Task brief: From the listing below, extract every line in which the word "chart" appears.

Given data:

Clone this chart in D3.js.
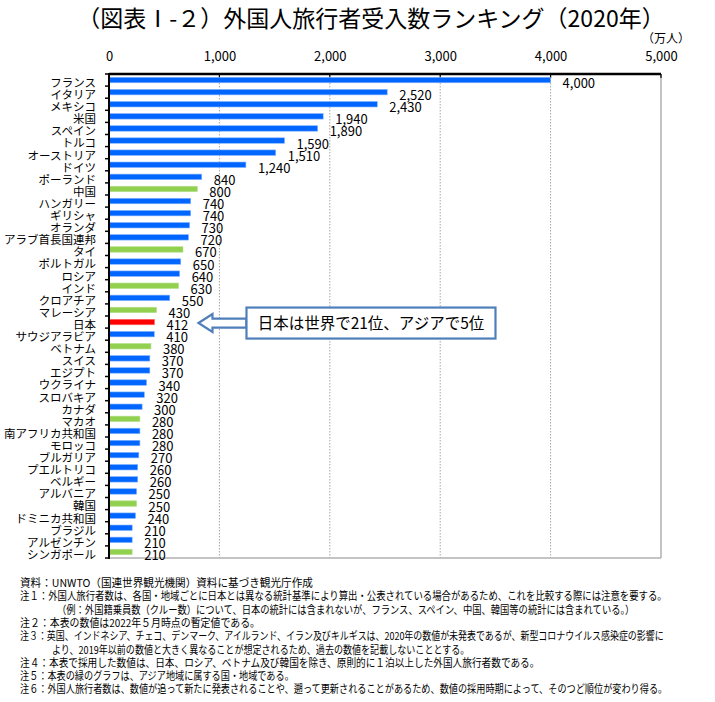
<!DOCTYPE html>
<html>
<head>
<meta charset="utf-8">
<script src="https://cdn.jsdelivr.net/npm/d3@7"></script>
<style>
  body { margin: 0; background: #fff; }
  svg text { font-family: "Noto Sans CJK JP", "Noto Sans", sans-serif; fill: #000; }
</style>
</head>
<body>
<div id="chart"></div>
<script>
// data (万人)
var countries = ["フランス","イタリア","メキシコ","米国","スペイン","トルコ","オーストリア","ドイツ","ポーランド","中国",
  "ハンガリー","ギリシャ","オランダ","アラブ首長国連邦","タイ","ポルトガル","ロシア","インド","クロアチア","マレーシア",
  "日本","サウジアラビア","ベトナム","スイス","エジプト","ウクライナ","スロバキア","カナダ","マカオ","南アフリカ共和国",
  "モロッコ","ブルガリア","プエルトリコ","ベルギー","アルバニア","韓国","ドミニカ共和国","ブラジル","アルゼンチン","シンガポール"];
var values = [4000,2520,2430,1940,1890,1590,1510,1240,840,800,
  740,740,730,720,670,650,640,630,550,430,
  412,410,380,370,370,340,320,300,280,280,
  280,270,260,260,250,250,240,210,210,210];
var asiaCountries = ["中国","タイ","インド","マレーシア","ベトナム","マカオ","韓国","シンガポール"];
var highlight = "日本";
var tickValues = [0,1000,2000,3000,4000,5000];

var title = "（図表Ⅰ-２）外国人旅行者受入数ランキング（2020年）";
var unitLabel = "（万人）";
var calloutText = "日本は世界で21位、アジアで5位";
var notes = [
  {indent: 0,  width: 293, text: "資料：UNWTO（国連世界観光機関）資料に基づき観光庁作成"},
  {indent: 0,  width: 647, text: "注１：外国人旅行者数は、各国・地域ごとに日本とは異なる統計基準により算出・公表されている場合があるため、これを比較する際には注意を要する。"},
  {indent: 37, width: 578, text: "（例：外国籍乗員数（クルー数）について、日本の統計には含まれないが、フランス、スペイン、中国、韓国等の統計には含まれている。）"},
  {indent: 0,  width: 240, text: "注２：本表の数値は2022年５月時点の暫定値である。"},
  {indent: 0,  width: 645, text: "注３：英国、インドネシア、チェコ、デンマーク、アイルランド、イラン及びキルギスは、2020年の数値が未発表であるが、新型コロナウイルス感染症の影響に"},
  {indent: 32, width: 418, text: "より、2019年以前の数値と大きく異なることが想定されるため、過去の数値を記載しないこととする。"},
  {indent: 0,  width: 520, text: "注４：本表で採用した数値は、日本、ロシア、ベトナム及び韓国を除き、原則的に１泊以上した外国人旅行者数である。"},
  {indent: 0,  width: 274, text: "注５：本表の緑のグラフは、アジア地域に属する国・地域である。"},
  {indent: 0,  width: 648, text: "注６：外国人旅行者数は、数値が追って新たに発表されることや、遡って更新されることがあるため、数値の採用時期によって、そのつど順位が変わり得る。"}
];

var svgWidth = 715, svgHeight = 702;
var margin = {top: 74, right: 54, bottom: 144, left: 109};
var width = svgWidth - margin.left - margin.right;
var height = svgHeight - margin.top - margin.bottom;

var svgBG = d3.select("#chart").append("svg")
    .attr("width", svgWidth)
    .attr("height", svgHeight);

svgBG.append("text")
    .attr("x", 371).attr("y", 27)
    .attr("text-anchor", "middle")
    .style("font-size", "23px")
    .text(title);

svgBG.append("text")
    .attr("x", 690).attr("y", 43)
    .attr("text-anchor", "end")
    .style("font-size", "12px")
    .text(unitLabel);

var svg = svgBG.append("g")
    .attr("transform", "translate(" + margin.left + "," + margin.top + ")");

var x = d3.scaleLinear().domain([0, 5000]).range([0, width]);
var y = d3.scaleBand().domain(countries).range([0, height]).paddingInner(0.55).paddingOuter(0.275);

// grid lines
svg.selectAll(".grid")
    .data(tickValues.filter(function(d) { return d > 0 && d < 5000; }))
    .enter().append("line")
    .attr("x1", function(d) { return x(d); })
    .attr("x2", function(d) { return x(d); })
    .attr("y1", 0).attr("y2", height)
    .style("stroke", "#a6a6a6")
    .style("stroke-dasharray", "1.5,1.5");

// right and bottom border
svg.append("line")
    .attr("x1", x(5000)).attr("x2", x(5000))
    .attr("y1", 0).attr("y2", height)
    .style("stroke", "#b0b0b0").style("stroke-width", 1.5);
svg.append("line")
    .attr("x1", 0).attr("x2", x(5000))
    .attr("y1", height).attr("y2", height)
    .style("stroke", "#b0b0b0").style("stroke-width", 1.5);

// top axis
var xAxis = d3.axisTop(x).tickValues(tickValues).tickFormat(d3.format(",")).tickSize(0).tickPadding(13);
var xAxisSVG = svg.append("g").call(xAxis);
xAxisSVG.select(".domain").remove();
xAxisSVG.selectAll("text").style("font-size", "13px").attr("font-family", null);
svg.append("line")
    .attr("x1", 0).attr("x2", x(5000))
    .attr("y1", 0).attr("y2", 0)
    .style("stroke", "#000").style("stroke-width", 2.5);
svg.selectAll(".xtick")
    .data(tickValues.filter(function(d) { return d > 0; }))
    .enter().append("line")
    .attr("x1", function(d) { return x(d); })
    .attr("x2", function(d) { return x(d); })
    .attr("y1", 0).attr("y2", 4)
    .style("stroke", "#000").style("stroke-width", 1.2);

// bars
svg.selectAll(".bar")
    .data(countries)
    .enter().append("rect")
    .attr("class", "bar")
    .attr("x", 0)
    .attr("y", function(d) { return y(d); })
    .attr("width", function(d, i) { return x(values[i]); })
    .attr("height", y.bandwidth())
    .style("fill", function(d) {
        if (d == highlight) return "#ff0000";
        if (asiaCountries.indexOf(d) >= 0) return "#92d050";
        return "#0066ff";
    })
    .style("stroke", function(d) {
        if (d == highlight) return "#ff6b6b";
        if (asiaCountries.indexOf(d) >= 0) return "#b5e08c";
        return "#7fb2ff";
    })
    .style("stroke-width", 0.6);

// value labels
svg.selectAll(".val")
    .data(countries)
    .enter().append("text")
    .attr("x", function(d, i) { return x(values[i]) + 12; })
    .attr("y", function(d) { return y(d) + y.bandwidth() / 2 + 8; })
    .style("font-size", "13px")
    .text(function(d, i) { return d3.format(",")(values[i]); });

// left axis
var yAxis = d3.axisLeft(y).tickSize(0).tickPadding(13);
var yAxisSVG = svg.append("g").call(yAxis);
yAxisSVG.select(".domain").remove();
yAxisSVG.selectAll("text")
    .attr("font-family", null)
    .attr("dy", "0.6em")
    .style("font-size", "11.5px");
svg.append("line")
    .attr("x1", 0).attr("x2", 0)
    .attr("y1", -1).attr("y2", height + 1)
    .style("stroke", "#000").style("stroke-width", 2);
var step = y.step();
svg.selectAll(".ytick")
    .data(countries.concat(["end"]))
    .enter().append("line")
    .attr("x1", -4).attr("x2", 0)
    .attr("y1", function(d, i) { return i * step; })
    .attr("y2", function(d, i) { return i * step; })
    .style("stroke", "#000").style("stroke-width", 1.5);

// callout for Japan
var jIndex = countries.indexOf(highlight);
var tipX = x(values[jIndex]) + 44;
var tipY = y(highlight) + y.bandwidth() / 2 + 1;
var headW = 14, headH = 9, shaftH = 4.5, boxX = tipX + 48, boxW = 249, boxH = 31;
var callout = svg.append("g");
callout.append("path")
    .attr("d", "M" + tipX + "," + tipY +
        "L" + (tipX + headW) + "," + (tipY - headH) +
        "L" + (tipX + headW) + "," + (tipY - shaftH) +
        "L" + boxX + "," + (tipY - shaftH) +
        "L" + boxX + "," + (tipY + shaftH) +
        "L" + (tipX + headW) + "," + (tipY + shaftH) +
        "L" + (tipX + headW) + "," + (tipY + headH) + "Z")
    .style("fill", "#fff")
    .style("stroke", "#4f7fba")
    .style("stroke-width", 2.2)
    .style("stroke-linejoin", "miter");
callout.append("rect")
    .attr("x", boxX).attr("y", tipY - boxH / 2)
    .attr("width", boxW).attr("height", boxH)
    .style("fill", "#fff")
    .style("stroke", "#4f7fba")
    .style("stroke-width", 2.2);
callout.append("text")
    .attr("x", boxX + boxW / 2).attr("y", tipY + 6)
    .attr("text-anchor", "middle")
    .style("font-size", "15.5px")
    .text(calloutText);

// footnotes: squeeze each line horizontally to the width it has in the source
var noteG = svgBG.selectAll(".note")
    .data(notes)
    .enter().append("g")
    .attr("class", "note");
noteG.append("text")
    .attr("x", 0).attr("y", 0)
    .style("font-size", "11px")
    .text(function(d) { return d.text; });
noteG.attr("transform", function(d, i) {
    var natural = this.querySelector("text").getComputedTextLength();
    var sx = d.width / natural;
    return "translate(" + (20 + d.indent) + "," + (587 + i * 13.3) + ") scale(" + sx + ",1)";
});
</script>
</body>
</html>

Exercise result:
Clone this chart in D3.js.
<div id="chart"></div>
var svgBG = d3.select("#chart").append("svg")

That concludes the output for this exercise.